> GIVEN INSTRUCTION: Look at the data below and print exactly the lines from its first line through the line with "0.30, 0.245, 0.225, 0.215, 0.14, 0.06, 0.01, 0.003, 0.0]"; the pictures stay out of the copy.

***** DATASET *****

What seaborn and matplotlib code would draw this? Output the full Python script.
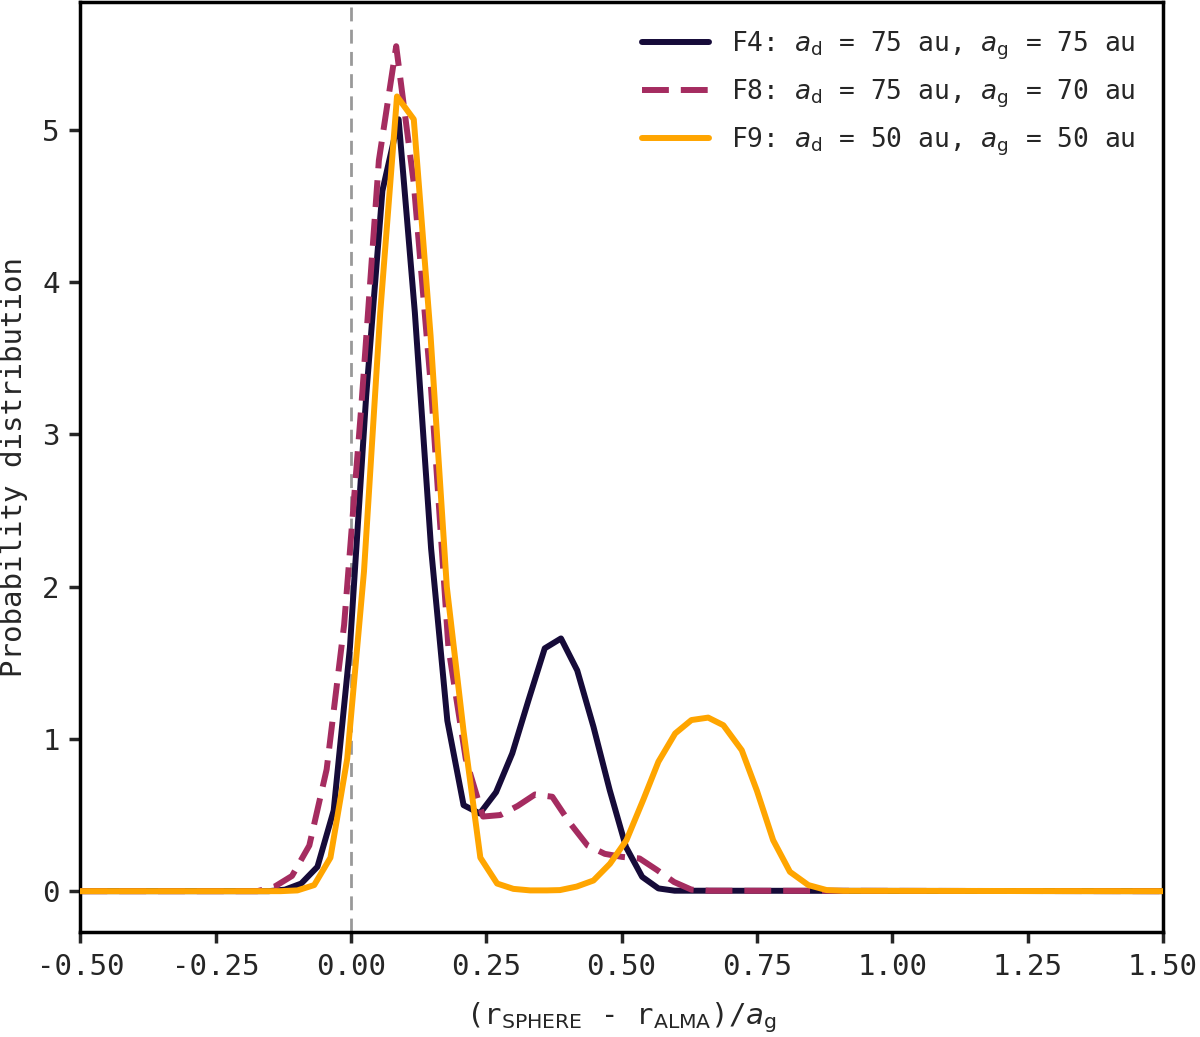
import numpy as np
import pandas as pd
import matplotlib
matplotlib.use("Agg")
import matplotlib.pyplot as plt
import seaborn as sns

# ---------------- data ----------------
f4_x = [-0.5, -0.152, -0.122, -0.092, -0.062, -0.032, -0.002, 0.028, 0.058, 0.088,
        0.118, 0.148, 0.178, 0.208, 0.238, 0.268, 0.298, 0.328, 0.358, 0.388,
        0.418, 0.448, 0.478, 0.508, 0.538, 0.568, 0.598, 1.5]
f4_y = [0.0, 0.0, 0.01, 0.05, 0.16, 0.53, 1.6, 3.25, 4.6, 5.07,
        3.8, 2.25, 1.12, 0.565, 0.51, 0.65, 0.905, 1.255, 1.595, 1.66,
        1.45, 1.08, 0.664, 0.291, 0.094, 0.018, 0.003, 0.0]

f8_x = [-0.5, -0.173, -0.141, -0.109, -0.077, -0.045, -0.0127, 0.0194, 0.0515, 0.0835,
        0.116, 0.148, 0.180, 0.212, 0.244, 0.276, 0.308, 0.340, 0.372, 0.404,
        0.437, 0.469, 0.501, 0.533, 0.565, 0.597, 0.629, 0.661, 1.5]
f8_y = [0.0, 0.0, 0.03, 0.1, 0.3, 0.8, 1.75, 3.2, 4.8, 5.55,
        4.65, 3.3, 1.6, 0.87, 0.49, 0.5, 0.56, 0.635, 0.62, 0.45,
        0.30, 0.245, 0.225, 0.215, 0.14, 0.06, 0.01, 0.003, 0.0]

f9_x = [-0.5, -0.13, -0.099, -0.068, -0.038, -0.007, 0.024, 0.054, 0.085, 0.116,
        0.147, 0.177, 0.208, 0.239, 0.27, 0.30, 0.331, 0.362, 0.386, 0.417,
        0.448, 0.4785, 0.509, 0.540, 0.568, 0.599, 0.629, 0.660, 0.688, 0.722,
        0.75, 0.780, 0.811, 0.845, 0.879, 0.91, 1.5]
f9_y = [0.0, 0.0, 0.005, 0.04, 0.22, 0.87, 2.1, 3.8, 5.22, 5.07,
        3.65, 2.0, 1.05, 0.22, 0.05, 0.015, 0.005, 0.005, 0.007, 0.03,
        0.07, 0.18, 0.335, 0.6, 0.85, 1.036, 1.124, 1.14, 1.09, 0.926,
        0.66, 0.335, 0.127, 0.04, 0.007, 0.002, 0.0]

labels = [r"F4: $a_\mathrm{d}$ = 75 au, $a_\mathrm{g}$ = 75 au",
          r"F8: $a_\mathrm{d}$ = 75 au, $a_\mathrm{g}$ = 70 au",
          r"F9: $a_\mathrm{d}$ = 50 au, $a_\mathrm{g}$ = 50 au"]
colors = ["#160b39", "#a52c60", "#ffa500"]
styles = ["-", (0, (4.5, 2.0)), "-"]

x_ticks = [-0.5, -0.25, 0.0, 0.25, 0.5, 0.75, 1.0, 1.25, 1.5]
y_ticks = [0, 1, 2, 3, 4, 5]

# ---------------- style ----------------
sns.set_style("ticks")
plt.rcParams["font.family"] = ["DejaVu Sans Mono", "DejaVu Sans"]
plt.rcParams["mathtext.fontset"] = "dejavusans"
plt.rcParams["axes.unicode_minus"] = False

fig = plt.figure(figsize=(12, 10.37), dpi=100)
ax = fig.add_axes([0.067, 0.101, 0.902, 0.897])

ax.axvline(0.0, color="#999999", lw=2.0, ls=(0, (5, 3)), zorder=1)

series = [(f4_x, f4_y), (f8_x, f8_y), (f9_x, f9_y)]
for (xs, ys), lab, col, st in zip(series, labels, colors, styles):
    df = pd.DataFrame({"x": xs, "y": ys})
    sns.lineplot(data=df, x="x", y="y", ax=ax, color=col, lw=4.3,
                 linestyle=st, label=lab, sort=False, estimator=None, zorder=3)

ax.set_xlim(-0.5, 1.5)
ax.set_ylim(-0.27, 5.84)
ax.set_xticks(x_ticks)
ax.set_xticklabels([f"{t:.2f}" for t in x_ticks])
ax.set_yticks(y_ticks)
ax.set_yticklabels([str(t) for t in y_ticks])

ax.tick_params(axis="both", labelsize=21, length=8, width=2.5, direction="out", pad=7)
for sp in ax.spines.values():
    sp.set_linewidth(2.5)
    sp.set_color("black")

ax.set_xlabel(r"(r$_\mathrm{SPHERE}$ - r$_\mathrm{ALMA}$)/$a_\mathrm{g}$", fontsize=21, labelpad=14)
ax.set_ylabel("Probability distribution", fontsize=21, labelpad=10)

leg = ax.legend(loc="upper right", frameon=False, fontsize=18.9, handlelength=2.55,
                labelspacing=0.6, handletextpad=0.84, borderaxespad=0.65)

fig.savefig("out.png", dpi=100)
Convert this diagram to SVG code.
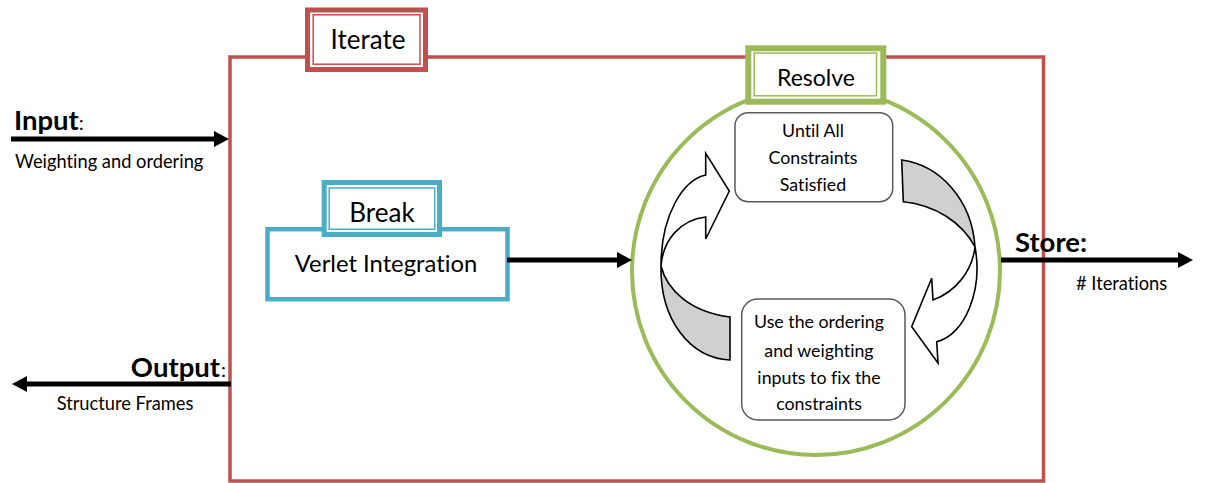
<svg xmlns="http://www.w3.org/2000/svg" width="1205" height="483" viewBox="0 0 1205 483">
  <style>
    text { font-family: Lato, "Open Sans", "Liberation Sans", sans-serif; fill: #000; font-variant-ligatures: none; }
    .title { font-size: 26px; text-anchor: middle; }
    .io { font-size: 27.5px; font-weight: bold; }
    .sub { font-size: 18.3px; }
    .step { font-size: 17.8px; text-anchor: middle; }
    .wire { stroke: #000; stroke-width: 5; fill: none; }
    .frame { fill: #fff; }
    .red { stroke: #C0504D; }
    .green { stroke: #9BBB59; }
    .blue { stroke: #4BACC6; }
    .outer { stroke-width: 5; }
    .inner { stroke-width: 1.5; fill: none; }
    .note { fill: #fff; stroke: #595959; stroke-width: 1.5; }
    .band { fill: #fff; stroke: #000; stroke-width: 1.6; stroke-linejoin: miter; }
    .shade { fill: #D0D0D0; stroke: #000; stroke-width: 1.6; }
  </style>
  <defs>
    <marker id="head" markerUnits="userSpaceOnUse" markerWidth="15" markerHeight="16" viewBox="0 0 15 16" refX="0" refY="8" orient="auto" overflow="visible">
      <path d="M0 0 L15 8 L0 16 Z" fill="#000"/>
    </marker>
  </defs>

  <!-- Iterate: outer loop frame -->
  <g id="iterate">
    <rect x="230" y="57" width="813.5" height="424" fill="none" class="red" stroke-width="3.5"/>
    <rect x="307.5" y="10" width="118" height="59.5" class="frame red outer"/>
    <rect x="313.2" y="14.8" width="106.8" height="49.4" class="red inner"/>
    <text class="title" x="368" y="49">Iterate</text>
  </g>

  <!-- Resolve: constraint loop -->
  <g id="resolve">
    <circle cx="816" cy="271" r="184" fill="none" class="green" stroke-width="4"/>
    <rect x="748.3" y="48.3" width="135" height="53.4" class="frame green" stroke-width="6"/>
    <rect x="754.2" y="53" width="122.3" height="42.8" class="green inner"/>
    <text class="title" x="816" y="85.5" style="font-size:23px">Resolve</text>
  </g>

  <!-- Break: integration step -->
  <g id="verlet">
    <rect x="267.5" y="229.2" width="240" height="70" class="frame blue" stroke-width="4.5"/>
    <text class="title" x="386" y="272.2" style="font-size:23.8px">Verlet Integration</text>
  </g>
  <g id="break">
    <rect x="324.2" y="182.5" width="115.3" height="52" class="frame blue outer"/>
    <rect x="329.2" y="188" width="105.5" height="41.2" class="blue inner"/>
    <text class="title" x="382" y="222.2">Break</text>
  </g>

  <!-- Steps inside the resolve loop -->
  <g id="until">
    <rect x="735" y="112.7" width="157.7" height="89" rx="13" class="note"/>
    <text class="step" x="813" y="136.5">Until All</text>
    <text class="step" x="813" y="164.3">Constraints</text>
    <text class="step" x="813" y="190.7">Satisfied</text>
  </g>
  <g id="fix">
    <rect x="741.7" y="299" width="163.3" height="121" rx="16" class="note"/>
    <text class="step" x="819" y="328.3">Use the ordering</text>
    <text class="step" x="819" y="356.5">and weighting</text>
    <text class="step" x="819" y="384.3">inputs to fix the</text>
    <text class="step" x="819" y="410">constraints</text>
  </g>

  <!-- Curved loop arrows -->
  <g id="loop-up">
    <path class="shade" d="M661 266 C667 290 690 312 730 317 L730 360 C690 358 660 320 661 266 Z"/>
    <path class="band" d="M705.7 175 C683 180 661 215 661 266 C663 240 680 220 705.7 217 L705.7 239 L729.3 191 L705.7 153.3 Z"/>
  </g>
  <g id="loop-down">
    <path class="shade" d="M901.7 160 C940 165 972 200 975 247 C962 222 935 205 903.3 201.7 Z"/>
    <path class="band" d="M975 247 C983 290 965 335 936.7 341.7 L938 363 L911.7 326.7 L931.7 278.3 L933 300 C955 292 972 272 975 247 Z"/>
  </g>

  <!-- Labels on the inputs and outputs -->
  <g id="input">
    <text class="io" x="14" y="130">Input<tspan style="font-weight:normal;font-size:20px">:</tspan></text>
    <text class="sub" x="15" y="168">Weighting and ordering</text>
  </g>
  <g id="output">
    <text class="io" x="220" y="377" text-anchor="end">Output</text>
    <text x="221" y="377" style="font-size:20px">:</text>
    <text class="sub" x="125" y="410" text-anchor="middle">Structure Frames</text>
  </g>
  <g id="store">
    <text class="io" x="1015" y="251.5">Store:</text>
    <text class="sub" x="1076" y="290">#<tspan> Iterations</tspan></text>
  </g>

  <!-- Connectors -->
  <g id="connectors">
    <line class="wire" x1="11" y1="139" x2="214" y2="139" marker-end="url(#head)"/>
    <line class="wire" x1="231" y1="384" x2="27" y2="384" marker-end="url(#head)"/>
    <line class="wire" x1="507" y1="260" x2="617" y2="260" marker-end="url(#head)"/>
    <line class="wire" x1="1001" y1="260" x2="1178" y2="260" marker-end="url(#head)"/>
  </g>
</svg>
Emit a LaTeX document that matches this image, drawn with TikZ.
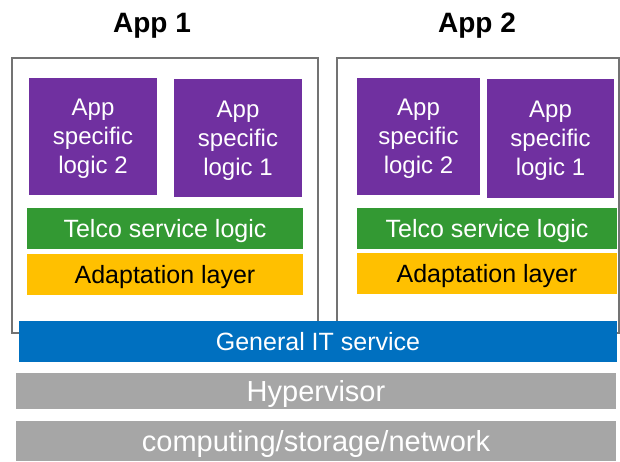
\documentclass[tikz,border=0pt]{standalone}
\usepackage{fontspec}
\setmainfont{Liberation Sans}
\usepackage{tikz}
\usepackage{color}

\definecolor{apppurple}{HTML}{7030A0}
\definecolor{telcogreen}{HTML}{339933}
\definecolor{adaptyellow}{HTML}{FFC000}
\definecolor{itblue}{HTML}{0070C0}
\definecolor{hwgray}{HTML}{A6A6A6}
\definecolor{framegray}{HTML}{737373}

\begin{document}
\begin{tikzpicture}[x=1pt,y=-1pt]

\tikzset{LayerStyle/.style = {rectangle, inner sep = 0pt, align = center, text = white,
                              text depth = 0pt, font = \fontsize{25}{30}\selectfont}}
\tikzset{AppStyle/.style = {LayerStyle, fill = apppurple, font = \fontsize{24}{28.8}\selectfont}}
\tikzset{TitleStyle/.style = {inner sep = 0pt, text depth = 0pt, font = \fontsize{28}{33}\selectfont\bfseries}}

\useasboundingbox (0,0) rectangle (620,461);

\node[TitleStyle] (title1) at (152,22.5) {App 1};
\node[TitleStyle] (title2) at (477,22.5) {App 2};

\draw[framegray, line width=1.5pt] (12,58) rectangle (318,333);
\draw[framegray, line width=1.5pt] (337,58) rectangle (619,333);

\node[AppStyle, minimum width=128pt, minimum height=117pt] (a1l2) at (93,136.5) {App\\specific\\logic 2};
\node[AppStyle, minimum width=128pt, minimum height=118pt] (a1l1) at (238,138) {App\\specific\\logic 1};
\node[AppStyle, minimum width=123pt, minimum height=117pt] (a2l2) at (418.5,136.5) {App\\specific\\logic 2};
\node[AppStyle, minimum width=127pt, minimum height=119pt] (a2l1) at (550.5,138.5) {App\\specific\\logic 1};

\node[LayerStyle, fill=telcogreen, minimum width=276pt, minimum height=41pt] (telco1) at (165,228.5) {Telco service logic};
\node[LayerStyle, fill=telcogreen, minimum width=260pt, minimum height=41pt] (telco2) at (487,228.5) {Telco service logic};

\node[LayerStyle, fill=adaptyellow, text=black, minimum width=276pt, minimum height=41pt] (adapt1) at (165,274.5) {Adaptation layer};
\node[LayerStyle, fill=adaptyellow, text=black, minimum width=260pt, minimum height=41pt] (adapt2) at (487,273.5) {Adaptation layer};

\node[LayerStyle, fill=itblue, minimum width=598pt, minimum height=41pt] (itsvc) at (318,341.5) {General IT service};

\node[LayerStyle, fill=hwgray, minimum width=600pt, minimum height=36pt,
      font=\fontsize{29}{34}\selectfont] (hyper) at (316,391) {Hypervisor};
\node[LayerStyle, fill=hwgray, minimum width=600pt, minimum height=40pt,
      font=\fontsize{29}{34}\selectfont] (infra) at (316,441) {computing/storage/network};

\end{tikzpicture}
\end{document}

*****

> TASK RESPONSE:
What seaborn and matplotlib code would draw this? Output the full Python script.
import numpy as np
import pandas as pd
import matplotlib
matplotlib.use("Agg")
import matplotlib.pyplot as plt
import seaborn as sns

# ---------------- data ----------------
f4_x = [-0.5, -0.152, -0.122, -0.092, -0.062, -0.032, -0.002, 0.028, 0.058, 0.088,
        0.118, 0.148, 0.178, 0.208, 0.238, 0.268, 0.298, 0.328, 0.358, 0.388,
        0.418, 0.448, 0.478, 0.508, 0.538, 0.568, 0.598, 1.5]
f4_y = [0.0, 0.0, 0.01, 0.05, 0.16, 0.53, 1.6, 3.25, 4.6, 5.07,
        3.8, 2.25, 1.12, 0.565, 0.51, 0.65, 0.905, 1.255, 1.595, 1.66,
        1.45, 1.08, 0.664, 0.291, 0.094, 0.018, 0.003, 0.0]

f8_x = [-0.5, -0.173, -0.141, -0.109, -0.077, -0.045, -0.0127, 0.0194, 0.0515, 0.0835,
        0.116, 0.148, 0.180, 0.212, 0.244, 0.276, 0.308, 0.340, 0.372, 0.404,
        0.437, 0.469, 0.501, 0.533, 0.565, 0.597, 0.629, 0.661, 1.5]
f8_y = [0.0, 0.0, 0.03, 0.1, 0.3, 0.8, 1.75, 3.2, 4.8, 5.55,
        4.65, 3.3, 1.6, 0.87, 0.49, 0.5, 0.56, 0.635, 0.62, 0.45,
        0.30, 0.245, 0.225, 0.215, 0.14, 0.06, 0.01, 0.003, 0.0]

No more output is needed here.